[WRITTEN INSTRUCTION]
Identify every line in the records below that contains the word "LaTeX", and reproduce each one.
— START OF DATA TO PROCESS —
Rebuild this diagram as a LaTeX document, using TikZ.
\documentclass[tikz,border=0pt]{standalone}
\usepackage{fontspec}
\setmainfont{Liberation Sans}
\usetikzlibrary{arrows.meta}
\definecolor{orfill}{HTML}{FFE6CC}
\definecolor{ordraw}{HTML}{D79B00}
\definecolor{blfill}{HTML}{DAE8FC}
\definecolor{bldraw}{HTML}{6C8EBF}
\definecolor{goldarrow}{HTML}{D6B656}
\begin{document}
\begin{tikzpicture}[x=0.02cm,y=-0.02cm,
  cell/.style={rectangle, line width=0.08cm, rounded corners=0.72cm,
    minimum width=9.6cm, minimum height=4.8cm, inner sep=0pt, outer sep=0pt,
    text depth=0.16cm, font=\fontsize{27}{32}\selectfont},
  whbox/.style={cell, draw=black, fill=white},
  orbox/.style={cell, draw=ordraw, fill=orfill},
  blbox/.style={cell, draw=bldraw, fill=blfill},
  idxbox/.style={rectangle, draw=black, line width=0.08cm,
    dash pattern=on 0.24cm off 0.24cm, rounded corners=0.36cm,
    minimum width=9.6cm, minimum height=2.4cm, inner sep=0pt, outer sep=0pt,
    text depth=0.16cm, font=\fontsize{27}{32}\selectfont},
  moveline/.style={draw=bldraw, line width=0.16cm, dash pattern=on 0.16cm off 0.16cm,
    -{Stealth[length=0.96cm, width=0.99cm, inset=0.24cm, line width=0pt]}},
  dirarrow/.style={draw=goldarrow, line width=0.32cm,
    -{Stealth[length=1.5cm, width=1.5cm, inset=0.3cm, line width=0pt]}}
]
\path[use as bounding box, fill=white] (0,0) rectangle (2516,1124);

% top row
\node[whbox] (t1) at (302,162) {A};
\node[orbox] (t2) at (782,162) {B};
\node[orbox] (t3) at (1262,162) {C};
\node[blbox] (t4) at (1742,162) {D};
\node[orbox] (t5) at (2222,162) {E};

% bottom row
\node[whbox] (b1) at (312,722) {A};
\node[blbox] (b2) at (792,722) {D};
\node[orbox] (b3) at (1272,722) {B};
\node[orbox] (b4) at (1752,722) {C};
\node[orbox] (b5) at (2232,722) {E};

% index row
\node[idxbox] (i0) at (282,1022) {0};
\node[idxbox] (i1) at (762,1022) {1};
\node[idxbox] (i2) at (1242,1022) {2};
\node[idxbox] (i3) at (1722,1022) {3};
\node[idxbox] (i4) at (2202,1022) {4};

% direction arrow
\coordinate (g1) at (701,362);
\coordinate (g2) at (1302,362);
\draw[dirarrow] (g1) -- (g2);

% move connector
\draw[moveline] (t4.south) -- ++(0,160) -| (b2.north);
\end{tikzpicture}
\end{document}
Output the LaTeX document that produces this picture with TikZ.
— END OF DATA TO PROCESS —
[CORRECT RESULT]
Rebuild this diagram as a LaTeX document, using TikZ.
Output the LaTeX document that produces this picture with TikZ.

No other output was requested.